In aviation, precision runway monitor (PRM) is a high-speed, high-precision radar system developed by Raytheon to monitor simultaneous close parallel instrument approaches to airports.

== Radar ==
PRM uses a Monopulse Secondary Surveillance Radar (MSSR) that employs electronically-scanned antennas. Because the PRM has no scan rate restrictions, it is capable of providing a faster update rate (up to 1.0 second) over conventional systems, thereby providing better target presentation in terms of accuracy, resolution, and track prediction. The system is designed to search, track, process, and display SSR-equipped aircraft within airspace of over 30 miles in range and over 15,000 feet in elevation. Visual and audible alerts are generated to warn controllers to take corrective actions.

== Use ==
PRM is one type of radar system that can be used to allow simultaneous approaches on parallel runways that are typically spaced 3000–4300 ft to each other. Separating the two final approach courses is a No Transgression Zone (NTZ) with surveillance of that zone provided by two controllers, one for each active approach. The system tracking software provides PRM monitor controllers with aircraft identification, position, speed, projected position, as well as visual and aural alerts.

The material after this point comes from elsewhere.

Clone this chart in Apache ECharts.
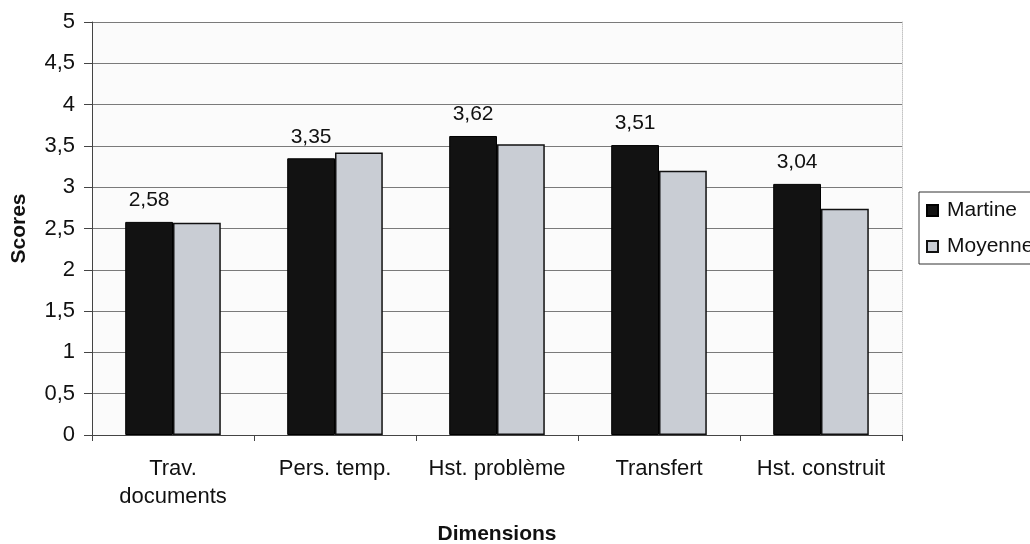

Airports at which PRM is in use in the United States include Chicago-O'Hare, San Francisco, Detroit, and Atlanta. Internationally only Sydney, Australia uses PRM.

== Training ==

Controllers need to be PRM certified before using the technology. Flight crew wishing to fly PRM approaches are required to undergo specific training related to these approaches before taking part. The training includes practicing the climbing and descending “BREAKOUT” manoeuvre in the simulator.